Bei Große Wietfelds ist zu spüren, dass die ganze Familie hinter Verena und dem Hof steht. So hatte die junge Frau Zeit, um selbstbewusst in den Hof, die Verantwortung und in die Geschäftsbeziehungen hineinzuwachsen bis er ihr 2019 überschrieben wurde.
Sie hatte nie das Gefühl, dass sie sich bei Geschäftspartnern oder Verpächtern beweisen muss, weil sie eine Frau ist. „Es war für alle klar: Große Wietfelds haben drei Töchter, da haben sie es auf Dauer mit einer Frau zu tun.“
Nur einmal, in der Planungsphase des Sauenstalls fühlte sich die junge Betriebsleiterin nicht ernst genommen: Ein Berater riet ihr von der enormen Betriebserweiterung ab. "Er begründete, dass in meinem Leben andere Zeiten kämen: Beispielsweise würden sich die Interessen verschieben, sobald ich Kinder hätte", erinnert sich Verena Große Wietfeld.
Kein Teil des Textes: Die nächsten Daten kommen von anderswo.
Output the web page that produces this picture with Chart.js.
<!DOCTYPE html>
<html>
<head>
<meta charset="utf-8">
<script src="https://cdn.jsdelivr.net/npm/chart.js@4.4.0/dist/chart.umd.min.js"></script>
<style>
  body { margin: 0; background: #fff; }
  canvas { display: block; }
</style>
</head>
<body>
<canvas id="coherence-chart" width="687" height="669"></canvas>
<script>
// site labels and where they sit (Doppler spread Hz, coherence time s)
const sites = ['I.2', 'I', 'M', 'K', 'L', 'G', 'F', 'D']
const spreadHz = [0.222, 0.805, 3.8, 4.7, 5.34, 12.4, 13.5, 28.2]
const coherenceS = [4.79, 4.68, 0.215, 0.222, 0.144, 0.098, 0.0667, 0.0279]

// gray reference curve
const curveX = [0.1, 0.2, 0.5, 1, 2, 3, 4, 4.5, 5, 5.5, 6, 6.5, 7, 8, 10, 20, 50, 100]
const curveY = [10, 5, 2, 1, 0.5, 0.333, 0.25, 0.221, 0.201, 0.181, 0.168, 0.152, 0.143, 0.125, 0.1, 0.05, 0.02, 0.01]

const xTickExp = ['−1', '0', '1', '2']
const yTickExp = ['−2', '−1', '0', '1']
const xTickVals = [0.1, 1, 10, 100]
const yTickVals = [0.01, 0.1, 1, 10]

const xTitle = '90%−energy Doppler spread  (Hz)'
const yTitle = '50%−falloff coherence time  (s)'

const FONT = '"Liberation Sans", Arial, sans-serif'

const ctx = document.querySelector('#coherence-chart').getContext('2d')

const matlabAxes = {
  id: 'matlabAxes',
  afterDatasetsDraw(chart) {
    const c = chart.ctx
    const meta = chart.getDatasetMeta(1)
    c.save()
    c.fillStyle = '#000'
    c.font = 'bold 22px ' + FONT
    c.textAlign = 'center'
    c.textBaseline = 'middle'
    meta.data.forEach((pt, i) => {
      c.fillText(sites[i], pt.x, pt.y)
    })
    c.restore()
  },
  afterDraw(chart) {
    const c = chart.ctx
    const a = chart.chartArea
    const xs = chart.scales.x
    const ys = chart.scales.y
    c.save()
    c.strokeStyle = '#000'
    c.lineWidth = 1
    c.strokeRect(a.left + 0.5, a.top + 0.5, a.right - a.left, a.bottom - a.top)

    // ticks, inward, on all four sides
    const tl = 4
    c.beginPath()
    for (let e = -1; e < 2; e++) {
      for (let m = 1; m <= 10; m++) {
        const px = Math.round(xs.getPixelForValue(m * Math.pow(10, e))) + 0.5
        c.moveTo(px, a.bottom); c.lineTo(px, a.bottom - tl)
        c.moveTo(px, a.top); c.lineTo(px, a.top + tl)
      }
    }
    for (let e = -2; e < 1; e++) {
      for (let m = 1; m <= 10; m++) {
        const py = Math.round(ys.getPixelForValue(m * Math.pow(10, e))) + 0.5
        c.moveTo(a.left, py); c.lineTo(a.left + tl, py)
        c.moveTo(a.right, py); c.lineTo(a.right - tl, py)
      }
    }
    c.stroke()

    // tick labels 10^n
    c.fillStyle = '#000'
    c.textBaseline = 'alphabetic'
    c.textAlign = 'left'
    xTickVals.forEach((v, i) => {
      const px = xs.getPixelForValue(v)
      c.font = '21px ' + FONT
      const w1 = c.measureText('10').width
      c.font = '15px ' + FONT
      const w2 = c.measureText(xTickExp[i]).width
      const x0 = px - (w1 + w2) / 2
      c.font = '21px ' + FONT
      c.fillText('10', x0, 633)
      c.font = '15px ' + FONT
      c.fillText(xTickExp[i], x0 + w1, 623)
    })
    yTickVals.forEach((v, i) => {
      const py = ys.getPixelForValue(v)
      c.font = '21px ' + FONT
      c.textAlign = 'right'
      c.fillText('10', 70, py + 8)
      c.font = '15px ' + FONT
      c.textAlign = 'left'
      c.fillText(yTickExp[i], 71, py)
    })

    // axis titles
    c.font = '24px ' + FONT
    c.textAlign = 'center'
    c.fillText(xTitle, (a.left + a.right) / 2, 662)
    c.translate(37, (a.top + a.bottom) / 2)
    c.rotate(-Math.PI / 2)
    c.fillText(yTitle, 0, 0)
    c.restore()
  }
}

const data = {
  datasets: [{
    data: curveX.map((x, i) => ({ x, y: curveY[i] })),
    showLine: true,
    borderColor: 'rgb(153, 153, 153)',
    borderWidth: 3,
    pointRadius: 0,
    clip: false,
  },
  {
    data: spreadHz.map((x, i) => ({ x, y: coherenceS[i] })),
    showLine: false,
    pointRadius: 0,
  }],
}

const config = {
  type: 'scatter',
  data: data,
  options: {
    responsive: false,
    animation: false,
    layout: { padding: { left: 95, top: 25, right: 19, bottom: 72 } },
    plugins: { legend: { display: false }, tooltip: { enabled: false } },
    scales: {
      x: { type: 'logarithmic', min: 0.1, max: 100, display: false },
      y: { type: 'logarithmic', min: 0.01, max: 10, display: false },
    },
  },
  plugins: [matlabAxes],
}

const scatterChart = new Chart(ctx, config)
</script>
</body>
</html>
Diese Aussage war nicht betriebswirtschaftlich begründet, sondern zielte auf eine bestimmte Geschlechterrolle ab. "Ich habe es als Ansporn gesehen, um zu zeigen, dass Frauen solche Betriebsentwicklungen auch stemmen können."
Partner ist eingestiegen
Als der Bau des Sauenstalls anstand, kannte Verena Große Wietfeld ihren jetzigen Mann bereits. Der gelernte Gärtner mit einer Ausbildung zur Fachkraft für Agrarservice unterstützte die Pläne seiner Partnerin. Nach der Geburt der ersten Tochter ging er in Elternzeit und verlängerte diese als das zweite Kind kam.
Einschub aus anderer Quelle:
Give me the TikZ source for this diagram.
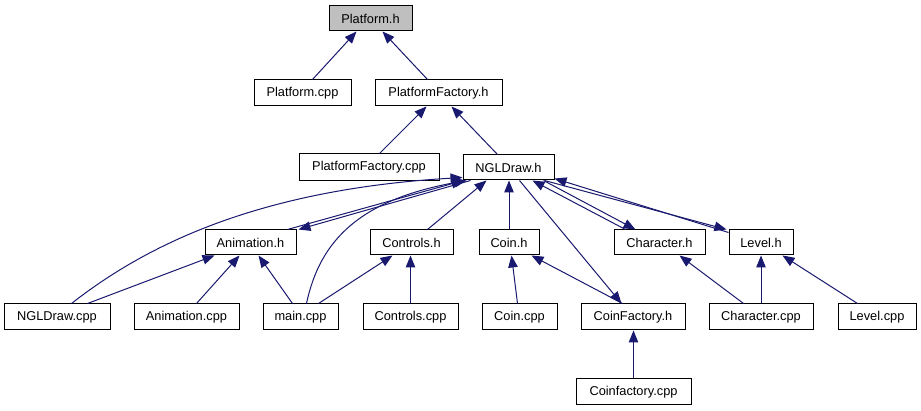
\documentclass[tikz,border=0pt]{standalone}
\usepackage{fontspec}
\setmainfont{Liberation Sans}
\usetikzlibrary{arrows.meta}
\definecolor{edgec}{HTML}{191970}
\definecolor{rootfill}{HTML}{BFBFBF}
\begin{document}
\begin{tikzpicture}[x=1pt,y=-1pt,
  box/.style={draw=black, line width=1pt, fill=white, minimum height=26pt, inner sep=0pt, font=\fontsize{12.8}{15}\selectfont},
  e/.style={draw=edgec, line width=1pt, -{Triangle[length=12pt,width=9.5pt]}}]
\useasboundingbox[fill=white] (0,0) rectangle (921,411);
% nodes
\node[box, fill=rootfill, minimum width=83pt, minimum height=25pt] (ph) at (370.5,18.5) {Platform.h};
\node[box, minimum width=97pt] (pcpp) at (302.5,93) {Platform.cpp};
\node[box, minimum width=127pt] (pfh) at (438.5,93) {PlatformFactory.h};
\node[box, minimum width=140pt, minimum height=27pt] (pfcpp) at (369,167.5) {PlatformFactory.cpp};
\node[box, minimum width=91pt, minimum height=25pt] (ngl) at (508.5,167.5) {NGLDraw.h};
\node[box, minimum width=91pt, minimum height=25pt] (anim) at (250.5,242.5) {Animation.h};
\node[box, minimum width=83pt, minimum height=25pt] (ctrl) at (411.5,242.5) {Controls.h};
\node[box, minimum width=60pt, minimum height=25pt] (coin) at (509,242.5) {Coin.h};
\node[box, minimum width=91pt, minimum height=25pt] (chh) at (659.5,242.5) {Character.h};
\node[box, minimum width=64pt, minimum height=25pt] (lvl) at (761,242.5) {Level.h};
\node[box, minimum width=106pt] (nglcpp) at (57,317) {NGLDraw.cpp};
\node[box, minimum width=105pt] (animcpp) at (186.5,317) {Animation.cpp};
\node[box, minimum width=75pt] (main) at (300.5,317) {main.cpp};
\node[box, minimum width=95pt] (ctrlcpp) at (410.5,317) {Controls.cpp};
\node[box, minimum width=75pt] (coincpp) at (519.5,317) {Coin.cpp};
\node[box, minimum width=104pt] (cfh) at (633,317) {CoinFactory.h};
\node[box, minimum width=104pt] (chcpp) at (761,317) {Character.cpp};
\node[box, minimum width=78pt] (lvlcpp) at (877,317) {Level.cpp};
\node[box, minimum width=115pt] (cfcpp) at (633.5,392) {Coinfactory.cpp};
% edges (arrow points at the included header)
\draw[e] ([xshift=59pt]pcpp.north west) -- ([xshift=28pt]ph.south west);
\draw[e] ([xshift=53pt]pfh.north west) -- ([xshift=54pt]ph.south west);
\draw[e] ([xshift=81pt]pfcpp.north west) -- ([xshift=52pt]pfh.south west);
\draw[e] ([xshift=35pt]ngl.north west) -- ([xshift=77pt]pfh.south west);
% NGLDraw.h fan
\draw[e] ([xshift=68pt]nglcpp.north west) .. controls (140,250) and (250,190) .. ([yshift=3pt]ngl.south west);
\draw[e] ([xshift=-9pt]anim.north east) -- ([xshift=1pt]ngl.south west);
\draw[e] ([xshift=8pt]ngl.south west) -- ([xshift=2pt]anim.north east);
\draw[e] ([xshift=44pt]main.north west) .. controls (320,240) and (360,200) .. ([xshift=4pt]ngl.south west);
\draw[e] ([xshift=58pt]ctrl.north west) -- ([xshift=24pt]ngl.south west);
\draw[e] (coin.north) -- (coin.north |- ngl.south);
\draw[e] ([xshift=57pt]ngl.south west) -- ([xshift=41pt]cfh.north west);
\draw[e] ([xshift=81pt]ngl.south west) -- ([xshift=22pt]chh.north west);
\draw[e] ([xshift=12pt]chh.north west) -- ([xshift=70pt]ngl.south west);
\draw[e] ([xshift=-10pt]ngl.south east) -- ([xshift=-2pt]lvl.north west);
\draw[e] ([yshift=-3pt]lvl.north west) -- ([yshift=2pt]ngl.south east);
% lower rows
\draw[e] ([xshift=84pt]nglcpp.north west) -- ([xshift=10pt]anim.south west);
\draw[e] ([xshift=63pt]animcpp.north west) -- ([xshift=35pt]anim.south west);
\draw[e] ([xshift=30pt]main.north west) -- ([xshift=54pt]anim.south west);
\draw[e] ([xshift=56pt]main.north west) -- ([xshift=23pt]ctrl.south west);
\draw[e] (ctrlcpp.north) -- (ctrlcpp.north |- ctrl.south);
\draw[e] ([xshift=36pt]coincpp.north west) -- ([xshift=33pt]coin.south west);
\draw[e] ([xshift=42pt]cfh.north west) -- ([xshift=53pt]coin.south west);
\draw[e] (cfcpp.north) -- (cfcpp.north |- cfh.south);
\draw[e] ([xshift=35pt]chcpp.north west) -- ([xshift=66pt]chh.south west);
\draw[e] (chcpp.north) -- (lvl.south);
\draw[e] ([xshift=20pt]lvlcpp.north west) -- ([xshift=54pt]lvl.south west);
\end{tikzpicture}
\end{document}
In dieser Zeit stieg er in die Arbeit auf dem Hof ein. "Ich freue mich, dass ich nach dem Generationswechsel mit Tobias eine so starke Unterstützung vor allem im Ackerbau habe", betont die zweifache Mutter.
Bei Große Wietfeld ist die Arbeit auf dem Hof so organisiert, dass jeder genug Kraft hat, alles zu schaffen. Beispielsweise kommen Sackkarren zum Einsatz, wenn schwere Säcke transportiert werden müssen. Denn es tut keinem Mitarbeiter gut, wenn er beispielsweise zu schwer heben muss, ist die Devise auf dem Hof. Und wenn einer allein etwas nicht schafft, greift er zum Telefon und fragt um Hilfe.
Arbeit neu verteilt
Körperlich schwierig kann es für Frauen in Schwangerschaft und Stillzeit werden. Verena Große Wietfeld war in den Schwangerschaften fit und durfte aus ärztlicher Sicht im Stall alle Arbeiten erledigen. Doch sie wurden unter allen Mitarbeitern des Hofes etwas anders verteilt.
Mutter Renate Große Wietfeld war beispielsweise öfter im Sauenstall, ihr Mann Tobias auf dem Acker. Im Anschluss haben sich Eltern und Großeltern die Kinderbetreuung geteilt. So ist es auch heute noch. Wenn die Mädchen aus Schule und Kindergarten kommen, gibt es bei der Oma für alle Essen. Nachmittags kümmert sich immer der, der die Betreuung gut einplanen kann. Zur Not geht es für die Mädchen mit in den Stall oder auf den Schlepper. Nur die Coronazeit mit Homeschooling und Co. brachte Familie Große Wietfeld wie viele andere berufstätige Eltern an Grenzen bei der Kinderbetreuung.
Hilfe im Haushalt
Für die Arbeit im Haushalt hat das Ehepaar eine Hilfe angestellt, die dort alles organisiert. Anders funktioniert es nicht, wenn beide Partner in Vollzeit arbeiten. Den Rest erledigen die Partner ziemlich zu gleichen Teilen.
Verena Große Wietfelds ist bewusst: Die Arbeit auf dem Hof und das Familienleben lassen sich nur gut vereinbaren, weil alle an einem Strang ziehen. Aber da ist es egal, ob der Chef weiblich oder männlich ist.